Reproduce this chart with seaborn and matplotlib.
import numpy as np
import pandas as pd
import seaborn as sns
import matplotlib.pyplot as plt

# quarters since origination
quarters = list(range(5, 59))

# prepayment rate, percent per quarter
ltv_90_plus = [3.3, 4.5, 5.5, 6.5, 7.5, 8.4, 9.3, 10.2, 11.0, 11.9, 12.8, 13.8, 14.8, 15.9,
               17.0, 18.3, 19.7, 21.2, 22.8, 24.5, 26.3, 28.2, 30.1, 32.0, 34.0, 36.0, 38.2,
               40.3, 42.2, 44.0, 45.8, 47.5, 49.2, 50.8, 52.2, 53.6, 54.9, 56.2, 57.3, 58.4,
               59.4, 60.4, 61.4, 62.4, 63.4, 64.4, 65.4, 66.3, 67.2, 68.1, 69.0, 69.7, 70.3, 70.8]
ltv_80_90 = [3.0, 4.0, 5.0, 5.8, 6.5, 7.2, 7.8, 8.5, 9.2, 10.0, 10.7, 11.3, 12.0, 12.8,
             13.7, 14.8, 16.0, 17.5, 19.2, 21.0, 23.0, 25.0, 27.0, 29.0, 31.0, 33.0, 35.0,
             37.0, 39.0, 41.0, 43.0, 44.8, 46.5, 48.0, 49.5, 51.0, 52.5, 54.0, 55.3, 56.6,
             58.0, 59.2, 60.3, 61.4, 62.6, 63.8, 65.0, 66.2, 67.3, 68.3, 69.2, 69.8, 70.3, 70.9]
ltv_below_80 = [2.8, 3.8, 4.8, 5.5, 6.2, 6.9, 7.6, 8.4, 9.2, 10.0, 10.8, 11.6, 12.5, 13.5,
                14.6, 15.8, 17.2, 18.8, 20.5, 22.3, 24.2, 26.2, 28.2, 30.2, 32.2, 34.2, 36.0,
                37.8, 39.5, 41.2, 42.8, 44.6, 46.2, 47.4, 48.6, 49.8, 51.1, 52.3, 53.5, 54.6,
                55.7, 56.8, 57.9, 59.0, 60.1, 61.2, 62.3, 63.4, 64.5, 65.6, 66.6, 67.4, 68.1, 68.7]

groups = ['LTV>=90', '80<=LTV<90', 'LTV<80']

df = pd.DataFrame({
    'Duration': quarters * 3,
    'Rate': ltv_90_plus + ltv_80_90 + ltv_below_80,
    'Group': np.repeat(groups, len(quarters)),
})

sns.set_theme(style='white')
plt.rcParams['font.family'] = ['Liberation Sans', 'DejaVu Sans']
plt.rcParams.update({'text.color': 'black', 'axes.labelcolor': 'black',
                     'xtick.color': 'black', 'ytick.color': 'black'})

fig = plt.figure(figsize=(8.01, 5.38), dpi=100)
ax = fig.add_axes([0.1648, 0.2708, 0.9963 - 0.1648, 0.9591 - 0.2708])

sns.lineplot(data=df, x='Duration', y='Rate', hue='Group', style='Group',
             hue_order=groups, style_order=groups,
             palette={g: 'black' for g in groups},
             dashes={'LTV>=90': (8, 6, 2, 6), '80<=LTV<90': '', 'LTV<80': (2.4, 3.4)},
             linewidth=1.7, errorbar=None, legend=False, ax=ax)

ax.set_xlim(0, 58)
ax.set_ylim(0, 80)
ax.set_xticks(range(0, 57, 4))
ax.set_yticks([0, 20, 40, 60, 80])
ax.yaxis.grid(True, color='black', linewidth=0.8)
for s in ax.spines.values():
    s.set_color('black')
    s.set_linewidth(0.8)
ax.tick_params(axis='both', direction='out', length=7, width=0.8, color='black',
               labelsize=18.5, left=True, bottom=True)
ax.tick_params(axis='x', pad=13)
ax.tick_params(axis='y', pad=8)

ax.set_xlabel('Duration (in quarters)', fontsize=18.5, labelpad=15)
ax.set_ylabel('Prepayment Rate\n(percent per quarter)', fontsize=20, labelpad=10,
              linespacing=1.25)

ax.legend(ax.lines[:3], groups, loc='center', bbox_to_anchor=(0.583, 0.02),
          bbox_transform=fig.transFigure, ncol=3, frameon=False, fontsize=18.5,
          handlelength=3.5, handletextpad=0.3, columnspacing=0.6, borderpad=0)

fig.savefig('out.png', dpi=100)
————
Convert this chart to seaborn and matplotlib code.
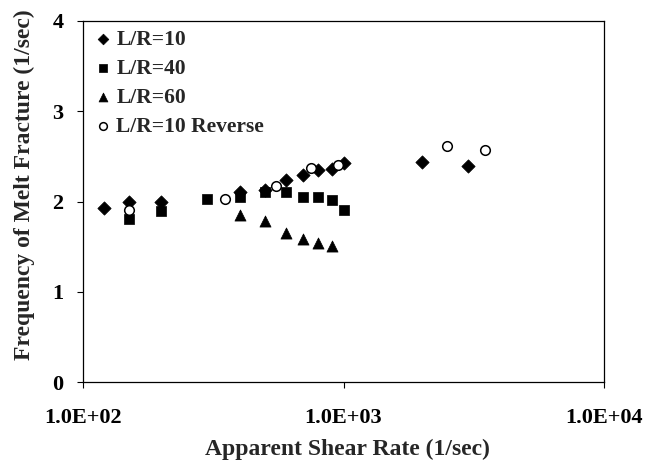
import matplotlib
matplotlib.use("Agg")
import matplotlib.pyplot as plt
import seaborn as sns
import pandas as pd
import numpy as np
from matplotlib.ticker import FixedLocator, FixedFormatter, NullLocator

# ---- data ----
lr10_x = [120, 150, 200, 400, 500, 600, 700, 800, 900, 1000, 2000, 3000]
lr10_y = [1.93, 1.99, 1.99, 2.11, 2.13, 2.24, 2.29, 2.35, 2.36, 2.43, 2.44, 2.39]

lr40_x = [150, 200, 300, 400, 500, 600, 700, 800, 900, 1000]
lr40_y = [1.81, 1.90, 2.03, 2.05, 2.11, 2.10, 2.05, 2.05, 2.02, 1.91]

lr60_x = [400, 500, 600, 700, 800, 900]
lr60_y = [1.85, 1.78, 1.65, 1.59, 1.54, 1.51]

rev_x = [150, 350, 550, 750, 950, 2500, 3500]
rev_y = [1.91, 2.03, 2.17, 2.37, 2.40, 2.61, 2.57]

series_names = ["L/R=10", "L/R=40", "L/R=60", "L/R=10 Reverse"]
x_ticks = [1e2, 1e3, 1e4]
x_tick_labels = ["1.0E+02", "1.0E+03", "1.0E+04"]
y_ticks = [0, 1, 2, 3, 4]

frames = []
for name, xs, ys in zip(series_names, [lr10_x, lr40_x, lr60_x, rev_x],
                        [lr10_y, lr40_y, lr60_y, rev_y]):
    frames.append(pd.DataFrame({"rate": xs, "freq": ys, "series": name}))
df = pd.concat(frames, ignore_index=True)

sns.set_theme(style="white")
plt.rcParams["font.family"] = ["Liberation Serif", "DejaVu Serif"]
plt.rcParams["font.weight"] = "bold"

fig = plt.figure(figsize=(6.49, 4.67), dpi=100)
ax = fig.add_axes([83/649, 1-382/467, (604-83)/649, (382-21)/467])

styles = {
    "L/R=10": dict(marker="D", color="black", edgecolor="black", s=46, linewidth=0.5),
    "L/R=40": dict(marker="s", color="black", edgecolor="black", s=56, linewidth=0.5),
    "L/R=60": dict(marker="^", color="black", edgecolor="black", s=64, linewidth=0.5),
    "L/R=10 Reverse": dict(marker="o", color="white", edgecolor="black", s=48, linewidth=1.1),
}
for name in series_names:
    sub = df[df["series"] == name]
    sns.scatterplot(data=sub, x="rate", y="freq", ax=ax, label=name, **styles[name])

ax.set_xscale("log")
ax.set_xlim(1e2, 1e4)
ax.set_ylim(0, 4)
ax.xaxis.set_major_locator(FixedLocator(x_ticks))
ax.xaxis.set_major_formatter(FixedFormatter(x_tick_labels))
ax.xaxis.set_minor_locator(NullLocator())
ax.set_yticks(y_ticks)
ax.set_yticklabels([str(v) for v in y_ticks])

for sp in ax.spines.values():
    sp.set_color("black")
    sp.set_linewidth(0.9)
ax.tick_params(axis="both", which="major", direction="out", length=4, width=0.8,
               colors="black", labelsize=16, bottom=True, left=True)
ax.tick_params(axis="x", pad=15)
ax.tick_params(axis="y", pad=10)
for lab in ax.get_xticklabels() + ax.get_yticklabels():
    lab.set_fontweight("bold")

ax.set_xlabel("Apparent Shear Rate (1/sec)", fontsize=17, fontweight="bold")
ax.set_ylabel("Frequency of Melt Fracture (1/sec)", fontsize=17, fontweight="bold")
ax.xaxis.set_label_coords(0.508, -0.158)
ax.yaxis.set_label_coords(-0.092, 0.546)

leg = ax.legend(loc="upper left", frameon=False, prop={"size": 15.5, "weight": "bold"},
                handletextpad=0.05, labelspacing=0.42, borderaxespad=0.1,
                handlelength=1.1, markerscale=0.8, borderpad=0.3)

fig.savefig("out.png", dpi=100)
————
▶ **The exercise**: From the line with "Reproduce this chart" through the line with "quarters = list(range(5, 59))", set down every line exactly and nothing besides.

▶ **Written reply**:
Reproduce this chart with seaborn and matplotlib.
import numpy as np
import pandas as pd
import seaborn as sns
import matplotlib.pyplot as plt

# quarters since origination
quarters = list(range(5, 59))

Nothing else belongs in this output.